▸ INFORMATION PROVIDED

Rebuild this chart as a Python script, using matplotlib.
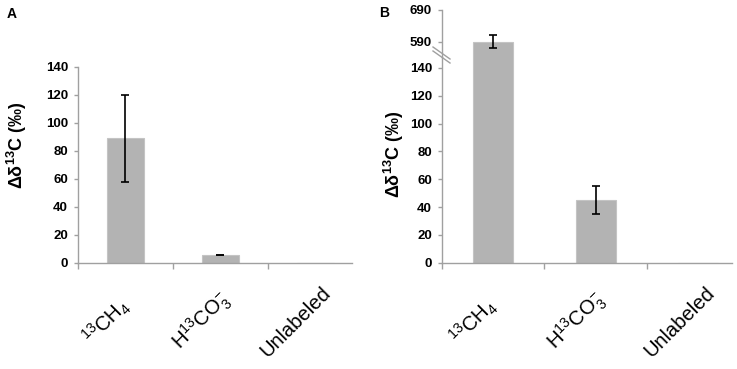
import matplotlib
matplotlib.use('Agg')
import matplotlib.pyplot as plt
from matplotlib.transforms import ScaledTranslation

plt.rcParams['font.family'] = ['Liberation Sans', 'DejaVu Sans']
plt.rcParams['mathtext.fontset'] = 'custom'
plt.rcParams['mathtext.rm'] = 'Liberation Sans'
plt.rcParams['mathtext.it'] = 'Liberation Sans:italic'
plt.rcParams['mathtext.bf'] = 'Liberation Sans:bold'

# data
categories = [r'$\mathrm{^{13}}$CH$\mathrm{_4}$', r'H$\mathrm{^{13}}$CO$\mathrm{_3^{-}}$', 'Unlabeled']
a_values = [89, 5.5, 0]
a_errors = [31, 0.3, 0]
b_values = [590, 45, 0]
b_errors = [20, 10, 0]
low_yticks = [0, 20, 40, 60, 80, 100, 120, 140]
high_yticks = [590, 690]

W, H = 737, 369
fig = plt.figure(figsize=(W / 100, H / 100), dpi=100)

bar_col = '#b3b3b3'
edge_col = '#c4c4c4'
spine_col = '#a0a0a0'


def add_ax(left, top, right, bottom):
    return fig.add_axes([left / W, 1 - bottom / H, (right - left) / W, (bottom - top) / H])


def draw_bars(ax, vals, errs):
    x = list(range(len(vals)))
    ax.bar(x, vals, width=0.39, color=bar_col, edgecolor=edge_col, linewidth=0.8, zorder=2)
    xe = [i for i in x if errs[i] > 0]
    ax.errorbar(xe, [vals[i] for i in xe], yerr=[errs[i] for i in xe], fmt='none',
                ecolor='black', elinewidth=1.2, capsize=3, capthick=1.2, zorder=3)


def style(ax, xmax, xlabels=True):
    for s in ['top', 'right']:
        ax.spines[s].set_visible(False)
    for s in ['left', 'bottom']:
        ax.spines[s].set_color(spine_col)
        ax.spines[s].set_linewidth(1)
    ax.tick_params(axis='y', direction='out', length=3, width=1, color=spine_col, pad=4,
                   labelsize=9.5)
    for t in ax.get_yticklabels():
        t.set_fontweight('bold')
    if xlabels:
        ax.set_xticks([-0.5, 0.5, 1.5, 2.5])
        ax.set_xticklabels([])
        ax.tick_params(axis='x', direction='out', length=4, width=1, color=spine_col)
        # rotated category labels, centred a little left of and below each bar
        off = ax.get_xaxis_transform() + ScaledTranslation(-0.19, -0.59, fig.dpi_scale_trans)
        for i, lab in enumerate(categories):
            ax.text(i, 0, lab, transform=off, rotation=45, rotation_mode='anchor',
                    ha='center', va='center', fontsize=14.5)
    else:
        ax.spines['bottom'].set_visible(False)
        ax.set_xticks([])
    ax.set_xlim(-0.5, xmax)


# panel A
ax_a = add_ax(77.7, 66.7, 351.7, 262.7)
draw_bars(ax_a, a_values, a_errors)
ax_a.set_ylim(0, 140)
ax_a.set_yticks(low_yticks)
style(ax_a, 2.385)

# panel B, broken axis
ax_b = add_ax(441.7, 56.7, 731.7, 262.7)
draw_bars(ax_b, b_values, b_errors)
ax_b.set_ylim(0, 148)
ax_b.set_yticks(low_yticks)
style(ax_b, 2.324)

ax_bt = add_ax(441.7, 10, 731.7, 56.7)
draw_bars(ax_bt, b_values, b_errors)
ax_bt.set_ylim(543, 690)
ax_bt.set_yticks(high_yticks)
style(ax_bt, 2.324, xlabels=False)

# break marks on the spine
for dy in (0, 4):
    fig.add_artist(plt.Line2D([433 / W, 450 / W], [1 - (47 + dy) / H, 1 - (59 + dy) / H],
                              color=spine_col, lw=1))

ylab = 'Δδ$\\mathbf{^{13}}$C (‰)'
fig.text(16.5 / W, 1 - 145 / H, ylab, rotation=90, ha='center', va='center',
         fontsize=13, fontweight='bold')
fig.text(394 / W, 1 - 154 / H, ylab, rotation=90, ha='center', va='center',
         fontsize=13, fontweight='bold')

fig.text(12 / W, 1 - 14 / H, 'A', ha='center', va='center', fontsize=10, fontweight='bold')
fig.text(384 / W, 1 - 13 / H, 'B', ha='center', va='center', fontsize=10, fontweight='bold')

fig.savefig('out.png', dpi=100)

▸ WHAT IS ASKED
Write out exactly the lines between the start of the data and the line with "fig = plt.figure(figsize=(W", including both, but none of the pictures.

▸ TASK OUTPUT
Rebuild this chart as a Python script, using matplotlib.
import matplotlib
matplotlib.use('Agg')
import matplotlib.pyplot as plt
from matplotlib.transforms import ScaledTranslation

plt.rcParams['font.family'] = ['Liberation Sans', 'DejaVu Sans']
plt.rcParams['mathtext.fontset'] = 'custom'
plt.rcParams['mathtext.rm'] = 'Liberation Sans'
plt.rcParams['mathtext.it'] = 'Liberation Sans:italic'
plt.rcParams['mathtext.bf'] = 'Liberation Sans:bold'

# data
categories = [r'$\mathrm{^{13}}$CH$\mathrm{_4}$', r'H$\mathrm{^{13}}$CO$\mathrm{_3^{-}}$', 'Unlabeled']
a_values = [89, 5.5, 0]
a_errors = [31, 0.3, 0]
b_values = [590, 45, 0]
b_errors = [20, 10, 0]
low_yticks = [0, 20, 40, 60, 80, 100, 120, 140]
high_yticks = [590, 690]

W, H = 737, 369
fig = plt.figure(figsize=(W / 100, H / 100), dpi=100)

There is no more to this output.